Plotting code records
********************

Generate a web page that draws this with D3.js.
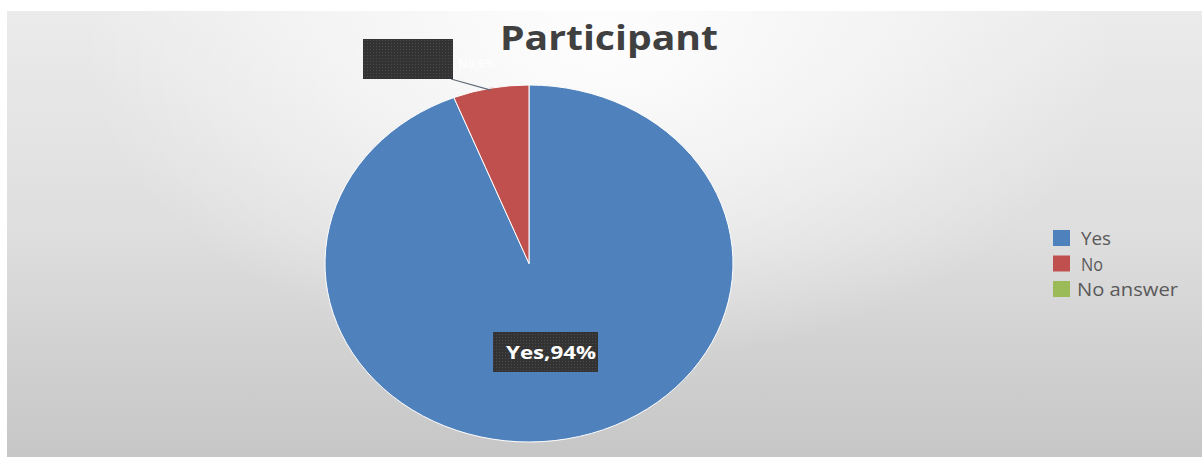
<!DOCTYPE html>
<html>
<head>
<meta charset="utf-8">
<script src="https://cdn.jsdelivr.net/npm/d3@7/dist/d3.min.js"></script>
<style>
  html, body { margin: 0; padding: 0; background: #ffffff; }
  svg { display: block; }
</style>
</head>
<body>
<svg id="chart" width="1202" height="458"></svg>
<script>
// Survey answers
const categories = ["Yes", "No", "No answer"];
const shares = [94, 6, 0];
const colors = ["#4f81bd", "#c0504d", "#9bbb59"];
const titleText = "Participant";

const svg = d3.select("#chart");
const W = 1202, H = 458;
const defs = svg.append("defs");

// Chart area: vertical grey fade with a bright glow near the top centre
const lin = defs.append("linearGradient").attr("id", "bgLin")
  .attr("x1", 0).attr("y1", 0).attr("x2", 0).attr("y2", 1);
lin.append("stop").attr("offset", "0%").attr("stop-color", "#ebebeb");
lin.append("stop").attr("offset", "50%").attr("stop-color", "#dedede");
lin.append("stop").attr("offset", "100%").attr("stop-color", "#c6c6c6");

const glow = defs.append("radialGradient").attr("id", "bgGlow")
  .attr("gradientUnits", "userSpaceOnUse")
  .attr("cx", 600).attr("cy", 40).attr("r", 520)
  .attr("gradientTransform", "translate(600,40) scale(1,0.62) translate(-600,-40)");
glow.append("stop").attr("offset", "0%").attr("stop-color", "#ffffff").attr("stop-opacity", 0.95);
glow.append("stop").attr("offset", "55%").attr("stop-color", "#ffffff").attr("stop-opacity", 0.45);
glow.append("stop").attr("offset", "100%").attr("stop-color", "#ffffff").attr("stop-opacity", 0);

const area = { x: 7, y: 11, w: W - 7, h: 446 };
svg.append("rect")
  .attr("x", area.x).attr("y", area.y).attr("width", area.w).attr("height", area.h)
  .attr("fill", "url(#bgLin)");
svg.append("rect")
  .attr("x", area.x).attr("y", area.y).attr("width", area.w).attr("height", area.h)
  .attr("fill", "url(#bgGlow)");

// Dotted texture for the label boxes
const pat = defs.append("pattern").attr("id", "dots")
  .attr("width", 3).attr("height", 3).attr("patternUnits", "userSpaceOnUse");
pat.append("rect").attr("width", 3).attr("height", 3).attr("fill", "#333333");
pat.append("rect").attr("x", 1).attr("y", 1).attr("width", 1).attr("height", 1).attr("fill", "#4a4a4a");

// Title
svg.append("text")
  .attr("x", 500).attr("y", 50)
  .attr("font-family", "'Open Sans', 'Noto Sans', sans-serif")
  .attr("font-weight", 700)
  .attr("font-size", 34)
  .attr("textLength", 218).attr("lengthAdjust", "spacingAndGlyphs")
  .attr("fill", "#404040")
  .text(titleText);

// Pie (slightly wider than tall)
const cx = 529, cy = 263.5, ry = 178.5, rx = 204;
const pie = d3.pie().sort(null).value(d => d.v);
const arcs = pie(categories.map((c, i) => ({ c, v: shares[i], col: colors[i] })));
const arc = d3.arc().innerRadius(0).outerRadius(ry);

const pieG = svg.append("g")
  .attr("transform", `translate(${cx},${cy}) scale(${rx / ry},1)`);

pieG.selectAll("path.slice")
  .data(arcs.filter(d => d.data.v > 0))
  .join("path")
  .attr("class", "slice")
  .attr("d", arc)
  .attr("fill", d => d.data.col)
  .attr("stroke", "#ffffff")
  .attr("stroke-width", 1)
  .attr("vector-effect", "non-scaling-stroke");

// Label for "No": callout box above the pie, joined by a leader line
const noArc = arcs[1];
const noMid = (noArc.startAngle + noArc.endAngle) / 2;
const edgeX = cx + Math.sin(noMid) * rx;
const edgeY = cy - Math.cos(noMid) * ry;
svg.append("line")
  .attr("x1", 451).attr("y1", 79)
  .attr("x2", edgeX).attr("y2", edgeY + 2)
  .attr("stroke", "#5f6b78").attr("stroke-width", 1.2);
svg.append("rect")
  .attr("x", 363).attr("y", 39).attr("width", 90).attr("height", 40)
  .attr("fill", "url(#dots)");
svg.append("text")
  .attr("x", 458).attr("y", 68)
  .attr("font-family", "'Open Sans', sans-serif")
  .attr("font-weight", 700).attr("font-size", 13)
  .attr("textLength", 38).attr("lengthAdjust", "spacingAndGlyphs")
  .attr("fill", "#ffffff").attr("opacity", 0.8)
  .text(`${categories[1]},${shares[1]}%`);

// Label for "Yes": box inside the big slice
svg.append("rect")
  .attr("x", 493).attr("y", 332).attr("width", 105).attr("height", 40)
  .attr("fill", "url(#dots)");
svg.append("text")
  .attr("x", 506).attr("y", 359)
  .attr("font-family", "'Open Sans', sans-serif")
  .attr("font-weight", 700).attr("font-size", 17)
  .attr("textLength", 90).attr("lengthAdjust", "spacingAndGlyphs")
  .attr("fill", "#ffffff")
  .text(`${categories[0]},${shares[0]}%`);

// Legend
const legendX = [1081, 1081, 1077];
const legendW = [30, 22, 101];
const leg = svg.append("g").attr("transform", "translate(0,230)");
const item = leg.selectAll("g").data(categories).join("g")
  .attr("transform", (d, i) => `translate(0,${i * 25.5})`);
item.append("rect")
  .attr("x", 1053)
  .attr("width", 17).attr("height", 16)
  .attr("fill", (d, i) => colors[i]);
item.append("text")
  .attr("x", (d, i) => legendX[i])
  .attr("y", 15)
  .attr("font-family", "'Open Sans', 'Noto Sans', sans-serif")
  .attr("font-size", 18)
  .attr("textLength", (d, i) => legendW[i]).attr("lengthAdjust", "spacingAndGlyphs")
  .attr("fill", "#595959")
  .text(d => d);
</script>
</body>
</html>
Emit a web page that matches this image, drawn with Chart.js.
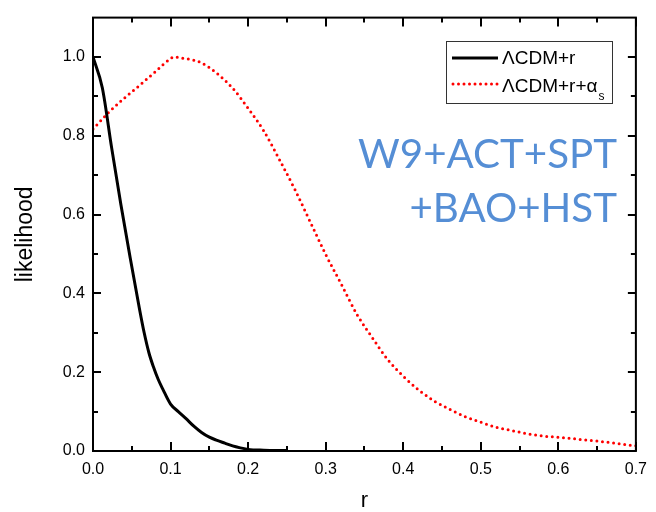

********************

• **Aim of the exercise**: Quote the material word for word, dropping any images it holds.

• **Written response**:
Generate a web page that draws this with D3.js.
<!DOCTYPE html>
<html>
<head>
<meta charset="utf-8">
<script src="https://cdn.jsdelivr.net/npm/d3@7/dist/d3.min.js"></script>
<style>
  html, body { margin: 0; padding: 0; background: #ffffff; }
  svg { display: block; }
</style>
</head>
<body>
<svg id="chart" width="1202" height="458"></svg>
<script>
// Survey answers
const categories = ["Yes", "No", "No answer"];
const shares = [94, 6, 0];
const colors = ["#4f81bd", "#c0504d", "#9bbb59"];
const titleText = "Participant";

const svg = d3.select("#chart");
const W = 1202, H = 458;
const defs = svg.append("defs");

// Chart area: vertical grey fade with a bright glow near the top centre
const lin = defs.append("linearGradient").attr("id", "bgLin")
  .attr("x1", 0).attr("y1", 0).attr("x2", 0).attr("y2", 1);
lin.append("stop").attr("offset", "0%").attr("stop-color", "#ebebeb");
lin.append("stop").attr("offset", "50%").attr("stop-color", "#dedede");
lin.append("stop").attr("offset", "100%").attr("stop-color", "#c6c6c6");

const glow = defs.append("radialGradient").attr("id", "bgGlow")
  .attr("gradientUnits", "userSpaceOnUse")
  .attr("cx", 600).attr("cy", 40).attr("r", 520)
  .attr("gradientTransform", "translate(600,40) scale(1,0.62) translate(-600,-40)");
glow.append("stop").attr("offset", "0%").attr("stop-color", "#ffffff").attr("stop-opacity", 0.95);
glow.append("stop").attr("offset", "55%").attr("stop-color", "#ffffff").attr("stop-opacity", 0.45);
glow.append("stop").attr("offset", "100%").attr("stop-color", "#ffffff").attr("stop-opacity", 0);

const area = { x: 7, y: 11, w: W - 7, h: 446 };
svg.append("rect")
  .attr("x", area.x).attr("y", area.y).attr("width", area.w).attr("height", area.h)
  .attr("fill", "url(#bgLin)");
svg.append("rect")
  .attr("x", area.x).attr("y", area.y).attr("width", area.w).attr("height", area.h)
  .attr("fill", "url(#bgGlow)");

// Dotted texture for the label boxes
const pat = defs.append("pattern").attr("id", "dots")
  .attr("width", 3).attr("height", 3).attr("patternUnits", "userSpaceOnUse");
pat.append("rect").attr("width", 3).attr("height", 3).attr("fill", "#333333");
pat.append("rect").attr("x", 1).attr("y", 1).attr("width", 1).attr("height", 1).attr("fill", "#4a4a4a");

// Title
svg.append("text")
  .attr("x", 500).attr("y", 50)
  .attr("font-family", "'Open Sans', 'Noto Sans', sans-serif")
  .attr("font-weight", 700)
  .attr("font-size", 34)
  .attr("textLength", 218).attr("lengthAdjust", "spacingAndGlyphs")
  .attr("fill", "#404040")
  .text(titleText);

// Pie (slightly wider than tall)
const cx = 529, cy = 263.5, ry = 178.5, rx = 204;
const pie = d3.pie().sort(null).value(d => d.v);
const arcs = pie(categories.map((c, i) => ({ c, v: shares[i], col: colors[i] })));
const arc = d3.arc().innerRadius(0).outerRadius(ry);

const pieG = svg.append("g")
  .attr("transform", `translate(${cx},${cy}) scale(${rx / ry},1)`);

pieG.selectAll("path.slice")
  .data(arcs.filter(d => d.data.v > 0))
  .join("path")
  .attr("class", "slice")
  .attr("d", arc)
  .attr("fill", d => d.data.col)
  .attr("stroke", "#ffffff")
  .attr("stroke-width", 1)
  .attr("vector-effect", "non-scaling-stroke");

// Label for "No": callout box above the pie, joined by a leader line
const noArc = arcs[1];
const noMid = (noArc.startAngle + noArc.endAngle) / 2;
const edgeX = cx + Math.sin(noMid) * rx;
const edgeY = cy - Math.cos(noMid) * ry;
svg.append("line")
  .attr("x1", 451).attr("y1", 79)
  .attr("x2", edgeX).attr("y2", edgeY + 2)
  .attr("stroke", "#5f6b78").attr("stroke-width", 1.2);
svg.append("rect")
  .attr("x", 363).attr("y", 39).attr("width", 90).attr("height", 40)
  .attr("fill", "url(#dots)");
svg.append("text")
  .attr("x", 458).attr("y", 68)
  .attr("font-family", "'Open Sans', sans-serif")
  .attr("font-weight", 700).attr("font-size", 13)
  .attr("textLength", 38).attr("lengthAdjust", "spacingAndGlyphs")
  .attr("fill", "#ffffff").attr("opacity", 0.8)
  .text(`${categories[1]},${shares[1]}%`);

// Label for "Yes": box inside the big slice
svg.append("rect")
  .attr("x", 493).attr("y", 332).attr("width", 105).attr("height", 40)
  .attr("fill", "url(#dots)");
svg.append("text")
  .attr("x", 506).attr("y", 359)
  .attr("font-family", "'Open Sans', sans-serif")
  .attr("font-weight", 700).attr("font-size", 17)
  .attr("textLength", 90).attr("lengthAdjust", "spacingAndGlyphs")
  .attr("fill", "#ffffff")
  .text(`${categories[0]},${shares[0]}%`);

// Legend
const legendX = [1081, 1081, 1077];
const legendW = [30, 22, 101];
const leg = svg.append("g").attr("transform", "translate(0,230)");
const item = leg.selectAll("g").data(categories).join("g")
  .attr("transform", (d, i) => `translate(0,${i * 25.5})`);
item.append("rect")
  .attr("x", 1053)
  .attr("width", 17).attr("height", 16)
  .attr("fill", (d, i) => colors[i]);
item.append("text")
  .attr("x", (d, i) => legendX[i])
  .attr("y", 15)
  .attr("font-family", "'Open Sans', 'Noto Sans', sans-serif")
  .attr("font-size", 18)
  .attr("textLength", (d, i) => legendW[i]).attr("lengthAdjust", "spacingAndGlyphs")
  .attr("fill", "#595959")
  .text(d => d);
</script>
</body>
</html>
Emit a web page that matches this image, drawn with Chart.js.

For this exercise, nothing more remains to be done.